There are other advantages to a Trial by Written Declaration. Even if
the officer does respond, you have a much better chance of a favorable
judgment. The officer will not be able to refresh his memory of your
case without seeing your face again in court. After writing 200-300 citations
per month, it's difficult for any officer to remember the specific details
of your particular stop. Since you will remember the details of the stop
much clearer than the officer, you can usually write a much better declaration.
Also, the intimidation that many defendants feel in meeting the officer
in the formal setting of a court trial is eliminated by drafting a written
declaration in the privacy and security of their homes. The result: most
defendants are able to present a stronger case in writing than in person.
A friend of mine submitted a written declaration for speeding on the
freeway; he was driving 93 in a 65, clearly in violation of the law.

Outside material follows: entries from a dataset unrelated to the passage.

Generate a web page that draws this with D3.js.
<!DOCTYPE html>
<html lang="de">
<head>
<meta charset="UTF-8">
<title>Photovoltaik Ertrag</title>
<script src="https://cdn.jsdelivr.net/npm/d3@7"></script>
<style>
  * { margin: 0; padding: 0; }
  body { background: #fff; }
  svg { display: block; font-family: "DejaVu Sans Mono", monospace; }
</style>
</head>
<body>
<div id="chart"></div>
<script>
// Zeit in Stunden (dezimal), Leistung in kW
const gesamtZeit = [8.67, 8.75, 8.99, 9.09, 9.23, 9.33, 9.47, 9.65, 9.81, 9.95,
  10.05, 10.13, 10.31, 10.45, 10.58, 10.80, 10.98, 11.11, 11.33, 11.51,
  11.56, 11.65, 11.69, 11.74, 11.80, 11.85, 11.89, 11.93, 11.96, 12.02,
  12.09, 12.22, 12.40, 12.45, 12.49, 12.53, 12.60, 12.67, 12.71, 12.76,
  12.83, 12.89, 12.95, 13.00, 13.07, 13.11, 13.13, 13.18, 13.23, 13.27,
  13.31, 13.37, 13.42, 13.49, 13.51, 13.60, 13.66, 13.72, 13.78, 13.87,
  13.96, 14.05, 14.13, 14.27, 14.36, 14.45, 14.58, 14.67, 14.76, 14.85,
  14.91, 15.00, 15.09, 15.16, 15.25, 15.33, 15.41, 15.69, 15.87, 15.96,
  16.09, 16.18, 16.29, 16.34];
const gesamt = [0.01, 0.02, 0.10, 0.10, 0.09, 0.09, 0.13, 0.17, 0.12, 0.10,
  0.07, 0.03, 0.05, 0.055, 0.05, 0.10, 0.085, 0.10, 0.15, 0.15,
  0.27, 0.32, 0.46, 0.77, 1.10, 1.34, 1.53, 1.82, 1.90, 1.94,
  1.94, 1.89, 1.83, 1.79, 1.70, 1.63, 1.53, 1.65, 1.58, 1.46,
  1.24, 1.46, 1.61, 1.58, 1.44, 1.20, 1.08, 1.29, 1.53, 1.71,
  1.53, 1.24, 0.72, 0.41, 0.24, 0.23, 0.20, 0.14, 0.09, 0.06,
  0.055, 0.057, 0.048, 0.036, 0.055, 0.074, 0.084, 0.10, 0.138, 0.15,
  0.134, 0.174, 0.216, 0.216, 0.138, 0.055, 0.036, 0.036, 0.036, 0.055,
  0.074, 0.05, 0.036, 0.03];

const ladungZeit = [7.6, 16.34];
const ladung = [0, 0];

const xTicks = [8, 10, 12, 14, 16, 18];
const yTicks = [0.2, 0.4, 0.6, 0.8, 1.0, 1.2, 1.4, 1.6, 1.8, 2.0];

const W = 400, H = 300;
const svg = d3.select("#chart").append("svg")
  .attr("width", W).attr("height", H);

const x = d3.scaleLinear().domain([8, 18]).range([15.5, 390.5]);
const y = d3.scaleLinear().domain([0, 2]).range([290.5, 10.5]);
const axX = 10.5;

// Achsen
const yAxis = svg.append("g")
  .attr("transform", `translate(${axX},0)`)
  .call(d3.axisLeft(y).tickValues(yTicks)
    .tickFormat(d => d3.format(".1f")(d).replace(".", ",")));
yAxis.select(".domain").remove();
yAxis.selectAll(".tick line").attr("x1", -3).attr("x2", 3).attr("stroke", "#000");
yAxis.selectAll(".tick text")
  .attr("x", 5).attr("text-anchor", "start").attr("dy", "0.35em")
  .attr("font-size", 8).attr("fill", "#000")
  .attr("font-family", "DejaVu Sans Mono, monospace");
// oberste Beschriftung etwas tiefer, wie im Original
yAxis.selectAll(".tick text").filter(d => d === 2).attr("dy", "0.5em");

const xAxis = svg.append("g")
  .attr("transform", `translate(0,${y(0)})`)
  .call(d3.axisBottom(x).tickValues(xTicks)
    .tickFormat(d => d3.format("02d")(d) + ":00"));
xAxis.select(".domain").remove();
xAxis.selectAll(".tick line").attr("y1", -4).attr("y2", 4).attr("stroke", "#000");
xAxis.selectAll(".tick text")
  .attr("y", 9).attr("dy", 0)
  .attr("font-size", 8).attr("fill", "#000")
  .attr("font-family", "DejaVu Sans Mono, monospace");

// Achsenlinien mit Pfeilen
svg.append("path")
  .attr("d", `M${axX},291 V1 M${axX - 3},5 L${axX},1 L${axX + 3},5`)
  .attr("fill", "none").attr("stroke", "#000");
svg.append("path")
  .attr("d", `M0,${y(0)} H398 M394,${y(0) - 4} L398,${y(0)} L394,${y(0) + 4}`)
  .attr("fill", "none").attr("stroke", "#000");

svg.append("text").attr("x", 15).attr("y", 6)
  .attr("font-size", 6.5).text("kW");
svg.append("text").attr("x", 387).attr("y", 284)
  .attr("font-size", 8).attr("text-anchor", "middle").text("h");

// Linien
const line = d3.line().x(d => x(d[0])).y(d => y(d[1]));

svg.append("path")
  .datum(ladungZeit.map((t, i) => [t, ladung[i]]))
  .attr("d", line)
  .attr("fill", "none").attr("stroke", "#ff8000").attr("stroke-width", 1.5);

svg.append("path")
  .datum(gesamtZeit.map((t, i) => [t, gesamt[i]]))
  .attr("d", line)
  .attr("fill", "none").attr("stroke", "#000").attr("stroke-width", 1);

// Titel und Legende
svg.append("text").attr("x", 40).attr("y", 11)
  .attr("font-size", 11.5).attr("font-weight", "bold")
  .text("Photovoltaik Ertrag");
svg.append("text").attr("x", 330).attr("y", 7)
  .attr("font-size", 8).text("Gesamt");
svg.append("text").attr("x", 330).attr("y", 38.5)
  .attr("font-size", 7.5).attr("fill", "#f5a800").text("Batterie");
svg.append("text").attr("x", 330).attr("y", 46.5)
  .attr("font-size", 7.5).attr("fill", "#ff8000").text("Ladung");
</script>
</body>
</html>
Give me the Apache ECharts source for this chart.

On his written declaration he wrote,"I'm not Guilty" with an orange crayon,
misspelling "guilty". The officer who cited him did not respond; my friend
received a dismissal notice and his $270 in bail back in the mail. If
the officer does not respond, your case is dismissed and all your bail
is returned, regardless of the merits of your argument.
In a Trial by Written Declaration, the judge is able to assess the case
fairly and separately in his chambers. His decision can be based on the
merits of the case alone, unbiased by the social circus that is the California
traffic court. Even if the judge finds you guilty, he may suspend or
reduce your fine and assign you to attend traffic violator school.
In a court trial, fine suspensions are rare and fine reductions are
smaller. Judges find it difficult to reduce fines drastically in a court
crowded with defendants all expecting the same good deal.